The 2016 RIAA annual report had some encouraging news for the music industry and those of us who are vinyl aficionados.
Total revenues from recorded music in the US was $7.7 billion representing a year over year increase of 11.4%. This is good news as revenues had remained stagnant at $6.9 billion from 2014 to 2015. This also represents the largest increase since 1998, but the RIAA also reports that revenues are still only half of what they were in 1999. This increase was driven by substantial increases in recorded music delivered through streaming services like Apple Music, Spotify, Tidal and streaming radio like Sirius/XM and Internet radio as well as on-demand services like You Tube and Vevo. The RIAA also reported that for the first time these streaming services accounted for more than half of revenues (51.4%). Over the six year period from 2011 through 2016, the percentage of revenues from streaming services has increased from 9% to 51%.

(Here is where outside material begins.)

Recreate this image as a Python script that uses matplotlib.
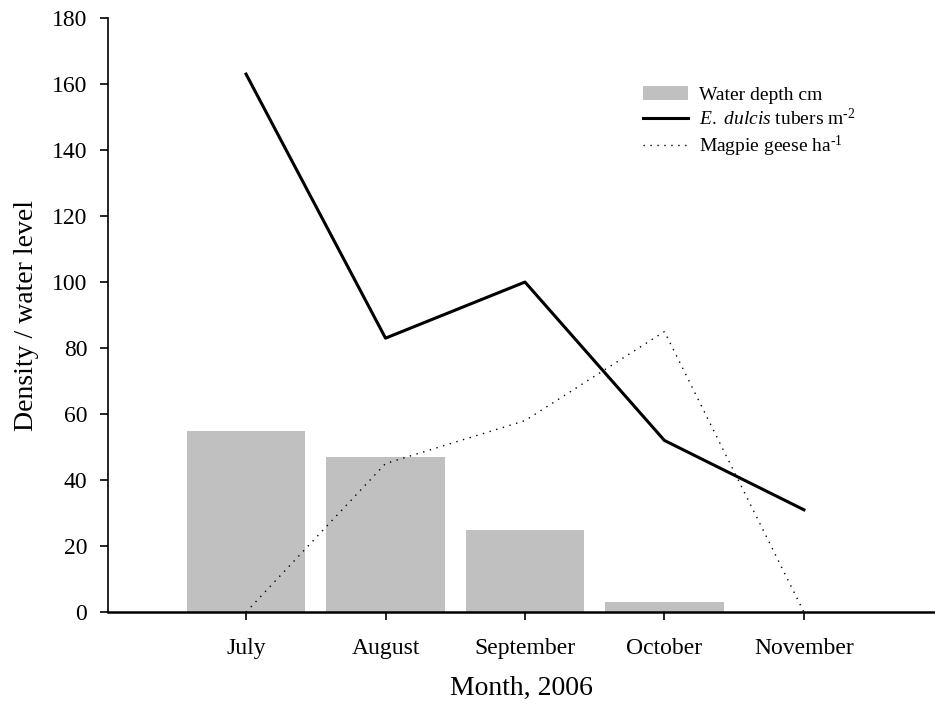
import matplotlib.pyplot as plt
from matplotlib.lines import Line2D
from matplotlib.patches import Patch

plt.rcParams['font.family'] = ['Liberation Serif', 'DejaVu Serif']
plt.rcParams['mathtext.fontset'] = 'custom'
plt.rcParams['mathtext.rm'] = 'Liberation Serif'
plt.rcParams['mathtext.it'] = 'Liberation Serif:italic'

months = ["July", "August", "September", "October", "November"]
water_depth = [55, 47, 25, 3, 0]
tubers = [163, 83, 100, 52, 31]
geese = [0, 45, 58, 85, 0]

x = list(range(1, len(months) + 1))

fig = plt.figure(figsize=(9.35, 7.06), dpi=100)
ax = fig.add_axes([0.1155, 0.133, 0.8845, 0.8415])

ax.bar(x, water_depth, width=0.85, color="#c0c0c0", zorder=1)
ax.plot(x, tubers, color="black", lw=2.2, zorder=3)
ax.plot(x, geese, color="black", lw=1, linestyle=(0, (1, 4)), zorder=2)

ax.set_xlim(0.01, 5.94)
ax.set_ylim(0, 180)
ax.set_yticks(range(0, 181, 20))
ax.set_xticks(x)
ax.set_xticklabels(months)
ax.tick_params(direction="out", length=6, width=1.2, labelsize=17)
ax.tick_params(axis="y", pad=9)
ax.tick_params(axis="x", pad=13)
ax.spines["top"].set_visible(False)
ax.spines["right"].set_visible(False)
ax.spines["left"].set_linewidth(1.2)
ax.spines["bottom"].set_linewidth(1.8)

ax.set_xlabel("Month, 2006", fontsize=20, labelpad=12)
ax.set_ylabel("Density / water level", fontsize=20, labelpad=9)

handles = [
    Patch(facecolor="#c0c0c0", edgecolor="none"),
    Line2D([], [], color="black", lw=2.2),
    Line2D([], [], color="black", lw=1, linestyle=(0, (1, 4))),
]
labels = [
    "Water depth cm",
    "$\\it{E.\\ dulcis}$ tubers m$^{\\rm \u20102}$",
    "Magpie geese ha$^{\\rm \u20101}$",
]
ax.legend(handles, labels, loc="upper left", bbox_to_anchor=(0.626, 0.915),
          frameon=False, fontsize=14, handlelength=2.3, handletextpad=0.55,
          labelspacing=0.22)

fig.savefig("out.png", dpi=100)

It appears that digital downloads are the greatest victim of the streaming music increase. Downloads continued to decline from their peak of $2.8 billion in 2013 to $1.78 billion in 2016: a 36% drop over this period.
The share of revenues from physical products as a whole continued to decline experiencing a decrease of 16% to $1.7 billion. This was the result of CD sales dropping by 21%.
The good news for vinyl lovers, sales of vinyl records experienced a 4% increase to $430 million in sales representing 26% of the total of all physical recorded music sales. This is also the highest share that vinyl has seen since 1985. Who knows if this will continue, but for now, let’s enjoy knowing that we were right – vinyl does sound better.